I guess it was this attitude that allowed Germanic tribes, who were much more pragmatic in warfare, to move further south.
In the end the Celts were crushed between the Germanic tribes moving south and the expanding Roman Empire.
IMO the Germanic tribes were climate refugees.
There are no signs of excessive violence in the Nordic Bronze age, but during that time grapes grew in Scandinavia, which means it was a lot warmer than today.
At the end of the Nordic Bronze age, the neolithic settlements in middle Scandinavia were abandonned and replaced by Uralic HG.
P.S. note that climate warming never caused major problems on a global scale, it was always climate cooling that caused major problems
The problem of the Celts were that they, the more they developed culturally, united the weaknesses of both sides, the lack of discipline and cohesion of the Barbarians, the socially too stratified and corrupted society of the civilised world. The Romans were the better civilisation, the Germanics the better Barbarians. The moment for the Celts was before they became part-urbanised in large oppida, used coins and monetarism, where still rather tribal and clan based. When they began to move, culturally, they got caught. The Germanics on the other hand were for quite a long time separated from the Celts by the Central German fortress Hallstatt people, which, from my point of view, were no Germanics and no Celts, but another, unknown Centum group or something in between. Germanics and Celts first teamed up to crush those, the Germanics conquered their Northern territory, the Celts the Southern one. The direct contact with the La Tene culture caused the first Latenisation and new contacts to the "outer world", after the isolation, this was a big push. The second was when East Germanics began to conquer and assimilate Eastern Celts, especially in the territory of what is now Poland. This caused the second Latenisation, which revolutionised the Germanic society. Originally the Jastorf Germanics deliberately distinguished themselves from the elitist, princely Hallstatt culture with their more simple, modest, egalitarian and clan based society. With the East Germanics, the warlord and his retinue, a much more stratified society, sometimes even approaching statehood, emerged, and spread from the East to the West and to North, up to Scandinavia.

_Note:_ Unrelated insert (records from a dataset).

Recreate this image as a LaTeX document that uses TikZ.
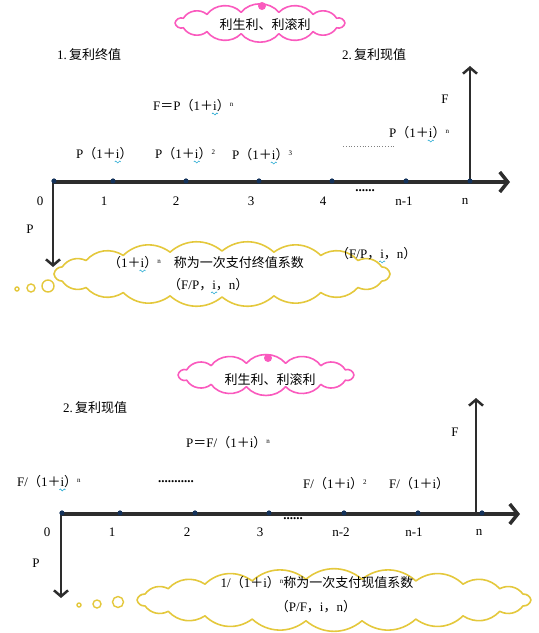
\documentclass[tikz,border=0pt]{standalone}
\usepackage{fontspec}
\setmainfont{Liberation Serif}
\newfontfamily\cjk{Noto Sans CJK SC}
\usetikzlibrary{arrows.meta}
\definecolor{pinkc}{RGB}{250,90,190}
\definecolor{yelc}{RGB}{228,200,60}
\definecolor{axc}{RGB}{45,45,45}
\definecolor{dotc}{RGB}{20,50,90}
\definecolor{wavec}{RGB}{40,170,210}
\newcommand\lp{{\cjk （}}
\newcommand\rp{{\cjk ）}}
\newcommand\cm{{\cjk ，}}
\newcommand\pl{{\cjk ＋}}
\newcommand\eq{{\cjk ＝}}
\newcommand\wi{\ooalign{i\cr\hidewidth\smash{\tikz[baseline=0pt,x=1pt,y=1pt]\draw[wavec,line width=0.6pt] (0,-3) sin (1,-2) cos (2,-3) sin (3,-4) cos (4,-3) sin (5,-2) cos (6,-3);}\hidewidth\cr}}
\newcommand\sn{\raisebox{0.75ex}{\fontsize{7}{7}\selectfont n}}
\newcommand\sq[1]{\raisebox{0.75ex}{\fontsize{7}{7}\selectfont #1}}
% cloud: cx, cy, rx, ry, N, N-1, bend, style
\newcommand\cloudshape[8]{%
  \draw[#8] ({#1+#3},{#2})
    \foreach \k in {1,...,#6}{ to[bend left=#7] ({#1+#3*cos(\k*360/#5)},{#2+#4*sin(\k*360/#5)}) }
    to[bend left=#7] cycle;}
\begin{document}
\begin{tikzpicture}[x=1pt,y=-1pt,
  every node/.style={inner sep=0pt, font=\fontsize{13}{15}\selectfont},
  lbl/.style={anchor=west},
  pinkline/.style={draw=pinkc, line width=1.6pt, fill=white, line join=round},
  yelline/.style={draw=yelc, line width=1.6pt, fill=white, line join=round},
  axisline/.style={line width=3.5pt, draw=axc, -{Straight Barb[length=8pt,width=20pt]}},
  vec/.style={line width=2.5pt, draw=axc, -{Straight Barb[length=6pt,width=14pt]}},
  tickdot/.style={circle, fill=dotc, minimum size=5pt, inner sep=0pt},
  bub/.style={circle, draw=yelc, line width=1.4pt, fill=white, inner sep=0pt},
  pdot/.style={circle, fill=pinkc, minimum size=8pt, inner sep=0pt}
]
\useasboundingbox (0,0) rectangle (539,633);

% ===================== TOP PART =====================
\cloudshape{260}{23}{85}{11}{14}{13}{50}{pinkline}
\node[pdot] (pd1) at (262,6) {};
\node (t1) at (265,25) {\cjk 利生利、利滚利};

\node[lbl] (h1) at (57,55) {1.\,{\cjk 复利终值}};
\node[lbl] (h2) at (342,55) {2.\,{\cjk 复利现值}};
\node[lbl] (f1) at (153,106) {F\eq P\lp 1\pl\wi\rp\sn};
\node (F1) at (445,99) {F};
\node[lbl] (pn1) at (389,133) {P\lp 1\pl\wi\rp\sn};
\coordinate (dl1) at (343,146);
\coordinate (dl2) at (395,146);
\draw[gray, dotted, line width=0.8pt] (dl1) -- (dl2);
\node[lbl] (pa) at (76,154) {P\lp 1\pl\wi\rp};
\node[lbl] (pb) at (155,154) {P\lp 1\pl\wi\rp\sq{2}};
\node[lbl] (pc) at (232,155) {P\lp 1\pl\wi\rp\sq{3}};

% yellow cloud
\cloudshape{222}{274}{168}{23}{20}{19}{40}{yelline}
\node[bub, minimum size=4pt] (b1) at (17,289) {};
\node[bub, minimum size=8pt] (b2) at (31,288) {};
\node[bub, minimum size=12pt] (b3) at (48,286) {};
\node[lbl] (ct1) at (108,263) {\lp 1\pl\wi\rp\sn\quad{\cjk 称为一次支付终值系数}};
\node[lbl] (ct2) at (168,285) {\lp F/P\cm\wi\cm n\rp};
\node[lbl] (ct3) at (336,254) {\lp F/P\cm\wi\cm n\rp};

% axis
\node[tickdot] (a0) at (54,181) {};
\node[tickdot] (a1) at (113,181) {};
\node[tickdot] (a2) at (186,181) {};
\node[tickdot] (a3) at (259,181) {};
\node[tickdot] (a4) at (332,181) {};
\node[tickdot] (a5) at (406,181) {};
\node[tickdot] (a6) at (470,181) {};
\coordinate (aS) at (52,182);
\coordinate (aE) at (510,182);
\coordinate (dP) at (53,267);
\coordinate (uF) at (470,66);
\coordinate (dS) at (53,180);
\coordinate (uS) at (470,182);
\draw[axisline] (aS) -- (aE);
\draw[vec] (dS) -- (dP);
\draw[vec] (uS) -- (uF);
\foreach \n in {a0,a1,a2,a3,a4,a5,a6} \node[tickdot] at (\n) {};

\node (n0) at (40,201) {0};
\node (n1) at (104,201) {1};
\node (n2) at (176,201) {2};
\node (n3) at (251,201) {3};
\node (n4) at (323,201) {4};
\node (nd) at (365,191) {\bfseries ......};
\node (n5) at (404,201) {n-1};
\node (n6) at (465,201) {n};
\node (P1) at (30,229) {P};

% ===================== BOTTOM PART =====================
\cloudshape{266}{375}{88}{12}{14}{13}{50}{pinkline}
\node[pdot] (pd2) at (268,358) {};
\node (t2) at (270,380) {\cjk 利生利、利滚利};

\node[lbl] (h3) at (63,408) {2.\,{\cjk 复利现值}};
\node[lbl] (f2) at (186,443) {P\eq F/\lp 1\pl i\rp\sn};
\node (F2) at (455,432) {F};
\node[lbl] (qa) at (17,482) {F/\lp 1\pl\wi\rp\sn};
\node[lbl] (qd) at (158,482) {\bfseries ...........};
\node[lbl] (qb) at (303,484) {F/\lp 1\pl i\rp\sq{2}};
\node[lbl] (qc) at (389,484) {F/\lp 1\pl i\rp};

% yellow cloud
\cloudshape{334}{600}{197}{21}{22}{21}{40}{yelline}
\node[bub, minimum size=4pt] (b4) at (79,605) {};
\node[bub, minimum size=8pt] (b5) at (97,604) {};
\node[bub, minimum size=11pt] (b6) at (118,602) {};
\node (ct4) at (317,583) {1/\lp 1\pl i\rp\sn{\cjk 称为一次支付现值系数}};
\node (ct5) at (316,607) {\lp P/F\cm i\cm n\rp};

% axis
\node[tickdot] (c0) at (62,513) {};
\node[tickdot] (c1) at (120,513) {};
\node[tickdot] (c2) at (195,513) {};
\node[tickdot] (c3) at (269,513) {};
\node[tickdot] (c4) at (344,513) {};
\node[tickdot] (c5) at (418,513) {};
\node[tickdot] (c6) at (482,513) {};
\coordinate (cS) at (60,514);
\coordinate (cE) at (520,514);
\coordinate (eP) at (61,598);
\coordinate (eS) at (61,512);
\coordinate (vS) at (476,514);
\coordinate (vF) at (476,398);
\draw[axisline] (cS) -- (cE);
\draw[vec] (eS) -- (eP);
\draw[vec] (vS) -- (vF);
\foreach \n in {c0,c1,c2,c3,c4,c5,c6} \node[tickdot] at (\n) {};

\node (m0) at (47,532) {0};
\node (m1) at (112,532) {1};
\node (m2) at (187,532) {2};
\node (m3) at (260,532) {3};
\node (md) at (293,519) {\bfseries ......};
\node (m4) at (341,532) {n-2};
\node (m5) at (414,532) {n-1};
\node (m6) at (479,532) {n};
\node (P2) at (36,563) {P};
\end{tikzpicture}
\end{document}
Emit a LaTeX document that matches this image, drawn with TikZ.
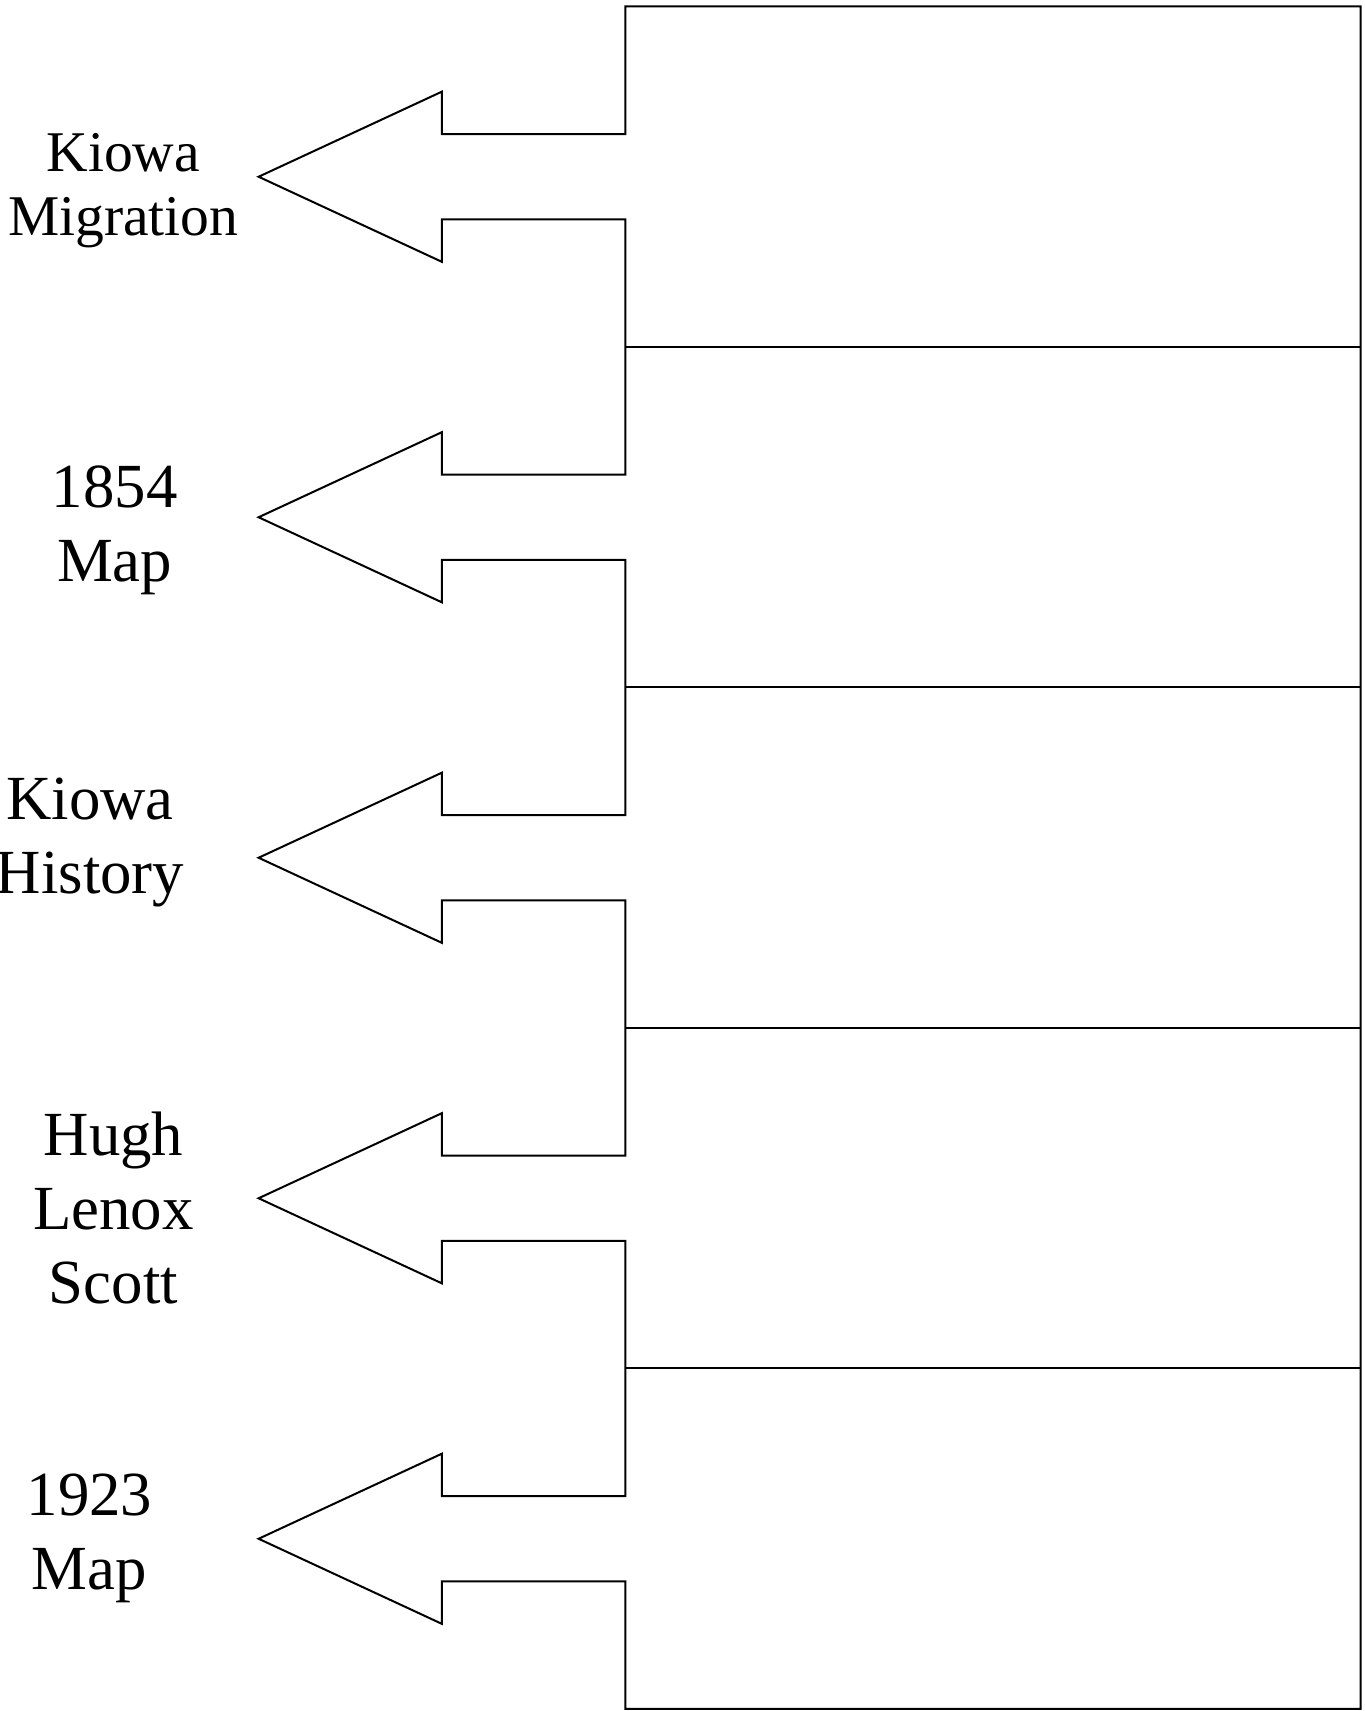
\documentclass[tikz,border=0pt]{standalone}
\usepackage{fontspec}
\setmainfont{Liberation Serif}
\begin{document}
\begin{tikzpicture}[x=0.5pt,y=-0.5pt,
  outline/.style={draw=black,line width=1pt,line join=miter},
  smalllabel/.style={align=center,inner sep=0pt,font=\fontsize{28.8}{32}\selectfont},
  biglabel/.style={align=center,inner sep=0pt,font=\fontsize{31.4}{37}\selectfont}]
\useasboundingbox (0,0) rectangle (1364,1711);
% frame geometry
\def\xL{625.3}\def\xR{1360.7}\def\yT{6.5}\def\yB{1708.8}\def\rowh{340.46}
% arrow geometry: tip, head base, shaft and head half heights
\def\xTip{258.6}\def\xHead{441.9}\def\shaft{42.6}\def\head{85.1}
% outer frame whose left edge carries the five arrows
\draw[outline] (\xL,\yT) -- (\xR,\yT) -- (\xR,\yB) -- (\xL,\yB)
  foreach \c in {1538.75,1198.25,857.75,517.25,176.75} {
    -- (\xL,\c+\shaft) -- (\xHead,\c+\shaft) -- (\xHead,\c+\head)
    -- (\xTip,\c) -- (\xHead,\c-\head) -- (\xHead,\c-\shaft) -- (\xL,\c-\shaft)
  } -- cycle;
% row dividers
\foreach \k in {1,...,4}
  \draw[outline] (\xL,\yT+\k*\rowh) -- (\xR,\yT+\k*\rowh);
% labels
\node[smalllabel] (migration) at (123.3,190.5) {Kiowa\\Migration};
\node[biglabel] (map1854) at (114.6,530.5) {1854\\Map};
\node[biglabel] (history) at (90,842.5) {Kiowa\\History};
\node[biglabel] (scott) at (113.5,1208) {Hugh\\Lenox\\Scott};
\node[biglabel] (map1923) at (89.5,1538.5) {1923\\Map};
\end{tikzpicture}
\end{document}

So when the Celts were in decline, the Germanics took the best they had and used it for their own development, before introducing urban settlements and money economy. If you read up on Celts and their conflicts, bribes and corruption played already a much bigger role, so did the aristocracy and their retinue. This was more a feudal than a tribal society, which, I have to repeat it, is not more effective in the Barbarian nor the state and civilised ways. So it was just consequential that they were replaced by those which were better in the more specialised roles, namely Romans and Germanics.
Their originally biggest advantage was, by the way, probably in iron working. They got great innovations in military technology and tactics, from the start, but the Romans were the first to copy it and use it for mass production and their standing, well-trained armies, combined with the other advantages they gathered from other people around the Mediterranean. The Celts, militarily, didn't evolve as much from early La Tene on, contrary to Romans and Germanics. So they simply lost their initial advantage and fell behind. Since their economies and trade routes were all interconnected, when the tribes in Gallia were breaking away, even those in Central Europe got severely weakened and the whole Celtic civilisation fell apart.